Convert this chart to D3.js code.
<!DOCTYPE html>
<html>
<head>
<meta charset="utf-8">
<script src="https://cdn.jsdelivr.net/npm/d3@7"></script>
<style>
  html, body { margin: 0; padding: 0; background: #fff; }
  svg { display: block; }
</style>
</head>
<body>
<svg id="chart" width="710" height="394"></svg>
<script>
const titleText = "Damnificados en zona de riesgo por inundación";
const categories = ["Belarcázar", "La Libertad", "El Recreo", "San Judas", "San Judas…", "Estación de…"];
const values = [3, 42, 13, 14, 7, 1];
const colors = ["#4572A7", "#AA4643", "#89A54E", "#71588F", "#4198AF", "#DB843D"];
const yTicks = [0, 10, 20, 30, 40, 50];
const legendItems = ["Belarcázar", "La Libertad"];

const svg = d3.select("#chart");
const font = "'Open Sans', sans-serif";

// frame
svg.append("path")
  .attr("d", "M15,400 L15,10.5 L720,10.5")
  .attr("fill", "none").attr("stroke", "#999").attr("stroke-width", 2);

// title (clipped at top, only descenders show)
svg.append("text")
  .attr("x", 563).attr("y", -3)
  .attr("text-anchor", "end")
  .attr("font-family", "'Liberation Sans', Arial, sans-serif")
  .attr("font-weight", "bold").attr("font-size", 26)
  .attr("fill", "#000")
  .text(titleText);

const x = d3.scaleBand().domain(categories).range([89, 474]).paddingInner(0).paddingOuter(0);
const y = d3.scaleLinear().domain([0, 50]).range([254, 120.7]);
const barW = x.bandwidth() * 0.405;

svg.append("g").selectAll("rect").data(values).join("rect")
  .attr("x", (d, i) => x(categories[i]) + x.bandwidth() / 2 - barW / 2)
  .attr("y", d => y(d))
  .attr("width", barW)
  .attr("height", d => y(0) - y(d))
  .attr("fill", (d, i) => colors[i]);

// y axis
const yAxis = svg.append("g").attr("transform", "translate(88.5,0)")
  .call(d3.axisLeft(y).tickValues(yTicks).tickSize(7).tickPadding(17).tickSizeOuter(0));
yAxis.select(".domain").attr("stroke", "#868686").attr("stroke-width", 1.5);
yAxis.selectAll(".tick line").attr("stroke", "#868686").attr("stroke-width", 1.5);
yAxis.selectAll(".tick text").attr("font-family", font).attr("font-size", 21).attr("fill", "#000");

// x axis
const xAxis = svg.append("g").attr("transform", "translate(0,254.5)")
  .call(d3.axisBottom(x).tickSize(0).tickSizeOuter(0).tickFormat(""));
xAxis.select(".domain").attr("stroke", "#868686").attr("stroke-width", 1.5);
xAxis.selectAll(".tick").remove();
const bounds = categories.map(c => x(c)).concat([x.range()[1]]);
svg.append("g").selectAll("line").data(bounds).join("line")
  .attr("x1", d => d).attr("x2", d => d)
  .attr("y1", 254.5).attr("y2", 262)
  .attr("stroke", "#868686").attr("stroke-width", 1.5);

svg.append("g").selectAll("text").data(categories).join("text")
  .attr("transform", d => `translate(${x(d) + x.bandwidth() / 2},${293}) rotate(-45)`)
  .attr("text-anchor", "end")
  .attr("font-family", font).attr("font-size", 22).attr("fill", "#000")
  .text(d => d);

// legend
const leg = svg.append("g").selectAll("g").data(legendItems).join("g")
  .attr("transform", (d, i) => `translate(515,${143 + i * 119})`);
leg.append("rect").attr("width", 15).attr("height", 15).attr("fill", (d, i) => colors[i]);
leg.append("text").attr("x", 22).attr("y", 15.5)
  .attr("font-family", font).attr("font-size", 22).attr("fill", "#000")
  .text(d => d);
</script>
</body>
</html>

——————————

DIRECTIVE:
Output the full listing exactly as it stands.

RIGHT ANSWER:
Convert this chart to D3.js code.
<!DOCTYPE html>
<html>
<head>
<meta charset="utf-8">
<script src="https://cdn.jsdelivr.net/npm/d3@7"></script>
<style>
  html, body { margin: 0; padding: 0; background: #fff; }
  svg { display: block; }
</style>
</head>
<body>
<svg id="chart" width="710" height="394"></svg>
<script>
const titleText = "Damnificados en zona de riesgo por inundación";
const categories = ["Belarcázar", "La Libertad", "El Recreo", "San Judas", "San Judas…", "Estación de…"];
const values = [3, 42, 13, 14, 7, 1];
const colors = ["#4572A7", "#AA4643", "#89A54E", "#71588F", "#4198AF", "#DB843D"];
const yTicks = [0, 10, 20, 30, 40, 50];
const legendItems = ["Belarcázar", "La Libertad"];

const svg = d3.select("#chart");
const font = "'Open Sans', sans-serif";

// frame
svg.append("path")
  .attr("d", "M15,400 L15,10.5 L720,10.5")
  .attr("fill", "none").attr("stroke", "#999").attr("stroke-width", 2);

// title (clipped at top, only descenders show)
svg.append("text")
  .attr("x", 563).attr("y", -3)
  .attr("text-anchor", "end")
  .attr("font-family", "'Liberation Sans', Arial, sans-serif")
  .attr("font-weight", "bold").attr("font-size", 26)
  .attr("fill", "#000")
  .text(titleText);

const x = d3.scaleBand().domain(categories).range([89, 474]).paddingInner(0).paddingOuter(0);
const y = d3.scaleLinear().domain([0, 50]).range([254, 120.7]);
const barW = x.bandwidth() * 0.405;

svg.append("g").selectAll("rect").data(values).join("rect")
  .attr("x", (d, i) => x(categories[i]) + x.bandwidth() / 2 - barW / 2)
  .attr("y", d => y(d))
  .attr("width", barW)
  .attr("height", d => y(0) - y(d))
  .attr("fill", (d, i) => colors[i]);

// y axis
const yAxis = svg.append("g").attr("transform", "translate(88.5,0)")
  .call(d3.axisLeft(y).tickValues(yTicks).tickSize(7).tickPadding(17).tickSizeOuter(0));
yAxis.select(".domain").attr("stroke", "#868686").attr("stroke-width", 1.5);
yAxis.selectAll(".tick line").attr("stroke", "#868686").attr("stroke-width", 1.5);
yAxis.selectAll(".tick text").attr("font-family", font).attr("font-size", 21).attr("fill", "#000");

// x axis
const xAxis = svg.append("g").attr("transform", "translate(0,254.5)")
  .call(d3.axisBottom(x).tickSize(0).tickSizeOuter(0).tickFormat(""));
xAxis.select(".domain").attr("stroke", "#868686").attr("stroke-width", 1.5);
xAxis.selectAll(".tick").remove();
const bounds = categories.map(c => x(c)).concat([x.range()[1]]);
svg.append("g").selectAll("line").data(bounds).join("line")
  .attr("x1", d => d).attr("x2", d => d)
  .attr("y1", 254.5).attr("y2", 262)
  .attr("stroke", "#868686").attr("stroke-width", 1.5);

svg.append("g").selectAll("text").data(categories).join("text")
  .attr("transform", d => `translate(${x(d) + x.bandwidth() / 2},${293}) rotate(-45)`)
  .attr("text-anchor", "end")
  .attr("font-family", font).attr("font-size", 22).attr("fill", "#000")
  .text(d => d);

// legend
const leg = svg.append("g").selectAll("g").data(legendItems).join("g")
  .attr("transform", (d, i) => `translate(515,${143 + i * 119})`);
leg.append("rect").attr("width", 15).attr("height", 15).attr("fill", (d, i) => colors[i]);
leg.append("text").attr("x", 22).attr("y", 15.5)
  .attr("font-family", font).attr("font-size", 22).attr("fill", "#000")
  .text(d => d);
</script>
</body>
</html>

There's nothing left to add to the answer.